10 : Ma tante Gigi

Elle en est au moins à deux cent cinquante trois tentatives de suicide. Sa première dépression a été diagnostiquée à 33 ans, une dépression post-adolescence. Elle a enchaîné sur une dépression pré-ménopause à 35 et, depuis, même les plus grands mathématiciens de la famille ont renoncé à compter ses appels au secours. Que plus personne n’entend. L’abus de suicides tue toute crédibilité.

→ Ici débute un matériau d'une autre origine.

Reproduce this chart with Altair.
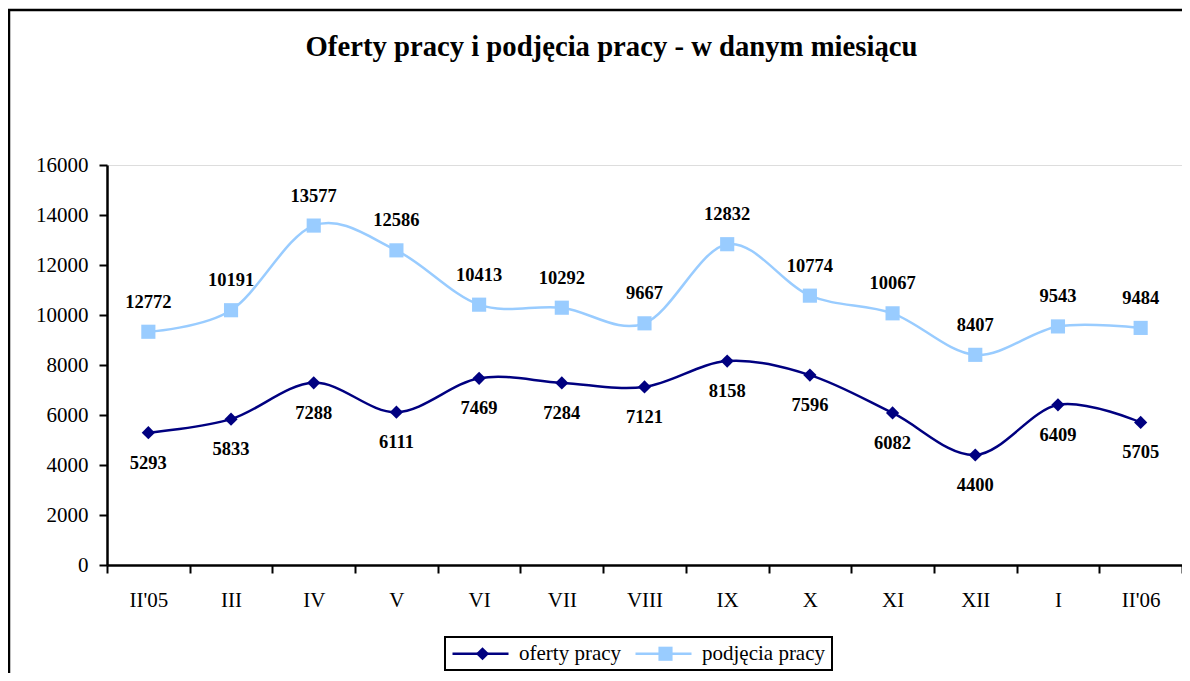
import altair as alt
import pandas as pd

# ---- data ----
months = ["II'05", "III", "IV", "V", "VI", "VII", "VIII", "IX", "X", "XI", "XII", "I", "II'06"]
oferty = [5293, 5833, 7288, 6111, 7469, 7284, 7121, 8158, 7596, 6082, 4400, 6409, 5705]
podjecia = [9330, 10191, 13577, 12586, 10413, 10292, 9667, 12832, 10774, 10067, 8407, 9543, 9484]
podjecia_labels = ["12772", "10191", "13577", "12586", "10413", "10292", "9667",
                   "12832", "10774", "10067", "8407", "9543", "9484"]
oferty_labels = [str(v) for v in oferty]
series_names = ["oferty pracy", "podjęcia pracy"]
series_colors = ["#000080", "#99CCFF"]
y_ticks = [0, 2000, 4000, 6000, 8000, 10000, 12000, 14000, 16000]
title_text = "Oferty pracy i podjęcia pracy - w danym miesiącu"

rows = []
for i, m in enumerate(months):
    rows.append({"month": m, "order": i, "series": series_names[0],
                 "series_line": series_names[0],
                 "value": oferty[i], "label": oferty_labels[i]})
    rows.append({"month": m, "order": i, "series": series_names[1],
                 "series_line": series_names[1],
                 "value": podjecia[i], "label": podjecia_labels[i]})
df = pd.DataFrame(rows)

FONT = "Liberation Serif"

x_enc = alt.X(
    "month:N", sort=months,
    scale=alt.Scale(type="band", paddingInner=0, paddingOuter=0),
    axis=alt.Axis(title=None, labelAngle=0, tickBand="extent", tickSize=8,
                  tickWidth=2, tickColor="black", domainColor="black",
                  domainWidth=2.5, labelFont=FONT, labelFontSize=21,
                  labelColor="black", labelPadding=16, grid=False),
)
y_enc = alt.Y(
    "value:Q",
    scale=alt.Scale(domain=[0, 16000], nice=False, zero=True),
    axis=alt.Axis(title=None, values=y_ticks, format="d", grid=False,
                  tickSize=8, tickWidth=2, tickColor="black",
                  domainColor="black", domainWidth=2.5, labelFont=FONT,
                  labelFontSize=21, labelColor="black", labelPadding=11),
)

# Legend = two overlaid legends: line segments (from the lines) + markers
line_legend = alt.Legend(
    title=None, orient="none", legendX=338, legendY=453,
    direction="horizontal", labelFont=FONT, labelFontSize=21,
    labelColor="black", labelOpacity=0, symbolType="stroke",
    symbolSize=3136, labelOffset=5, symbolStrokeWidth=2.5, symbolOpacity=1,
    columnPadding=12, padding=6,
)
marker_legend = alt.Legend(
    title=None, orient="none", legendX=338, legendY=472,
    direction="horizontal", labelFont=FONT, labelFontSize=21,
    labelColor="black", symbolSize=196, labelOffset=26, symbolOffset=21,
    symbolStrokeWidth=0, symbolOpacity=1,
    columnPadding=12, padding=6, strokeColor="black",
)

base = alt.Chart(df)

lines = base.mark_line(interpolate="cardinal", tension=0, strokeWidth=2.5).encode(
    x=x_enc, y=y_enc,
    stroke=alt.Stroke("series_line:N",
                      scale=alt.Scale(range=series_colors),
                      legend=line_legend),
    order=alt.Order("order:Q"),
)

points = base.mark_point(filled=True, opacity=1).encode(
    x=x_enc, y=y_enc,
    color=alt.Color("series:N",
                    scale=alt.Scale(domain=series_names, range=series_colors),
                    legend=marker_legend),
    shape=alt.Shape("series:N",
                    scale=alt.Scale(domain=series_names, range=["diamond", "square"]),
                    legend=marker_legend),
    size=alt.Size("series:N",
                  scale=alt.Scale(domain=series_names, range=[175, 200]),
                  legend=None),
)

labels_top = base.transform_filter(
    alt.datum.series == series_names[1]
).mark_text(dy=-30, font=FONT, fontSize=18.5, fontWeight="bold",
            color="black", baseline="middle").encode(
    x=x_enc, y=y_enc, text="label:N")

labels_bottom = base.transform_filter(
    alt.datum.series == series_names[0]
).mark_text(dy=30, font=FONT, fontSize=18.5, fontWeight="bold",
            color="black", baseline="middle").encode(
    x=x_enc, y=y_enc, text="label:N")

border_df = pd.DataFrame({"k": [0]})
left_border = alt.Chart(border_df).mark_rule(color="black", strokeWidth=2.5).encode(
    x=alt.value(-98), y=alt.value(-155), y2=alt.value(520))
top_border = alt.Chart(border_df).mark_rule(color="black", strokeWidth=2.5).encode(
    y=alt.value(-155), x=alt.value(-99), x2=alt.value(1090))

chart = alt.layer(
    left_border, top_border, lines, points, labels_top, labels_bottom
).properties(
    width=1075, height=400,
    title=alt.TitleParams(text=title_text, font=FONT, fontSize=28.7,
                          fontWeight="bold", color="black", anchor="middle",
                          frame="group", dx=-33, baseline="alphabetic",
                          offset=-76),
    autosize=alt.AutoSizeParams(type="none"),
    padding={"left": 99, "top": 157, "right": 0, "bottom": 108},
).configure_view(stroke=None).configure(background="white").configure_legend(
    strokeWidth=2
)

chart.save("out.html", embed_options={"renderer": "svg", "actions": False})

Dimanche dernier, juste après le déjeuner avec la tribu, le téléphone a sonné. J’étais à côté, j’ai décroché, puis colporté la nouvelle :

- Gigi s’est suicidée.

- Ah…, a dit mon père, plongé dans un dossier.

- Ah…, a dit mon frère, s’auscultant dans un miroir.

- Elle va finir par avoir un ulcère, à s’enfiler autant de médocs, a compati ma sœur aînée.

- Cette fois, elle s’est taillée les veines, ai-je précisé.

- Aïe, les cicatrices vont la déprimer, elle va regober des médocs aussi sec, a pronostiqué mon autre sœur.

- Qui est malade, a demandé ma mère, l’angoisse en bandoulière, en débarquant dans le salon ?

- Gigi, ont-ils tous bramé.

- Ah, a dit ma mère.

Avant d’ajouter :

- Ça fait 30 ans qu’on le sait, qu'est-ce qu’il y a de nouveau ?

- Elle est morte, ai-je annoncé.

Ils m’ont regardée, interloqués. Même mon père et mon frère avaient enfin décroché de leurs hobbies préférés.

- Elle s’est ratée, a demandé ma mère ?

- Comment elle a fait, depuis le temps qu’elle maîtrise la technique, a renchéri ma sœur aînée ?

- Elle n’y est pour rien : la plaie s’est infectée, ai-je répondu.

J’ai attendu quelques instants, puis j’ai ajouté :

- Mais nan, j’rigole.

- Arf, a ricané le chœur.

Except Mother.

- Ce n’est pas drôle. Un jour elle finira par louper son coup. La dernière fois qu’elle a pris des somnifères, elle a failli s’endormir avant d’appeler les pompiers.

- On sera tous morts avant, a prédit mon père.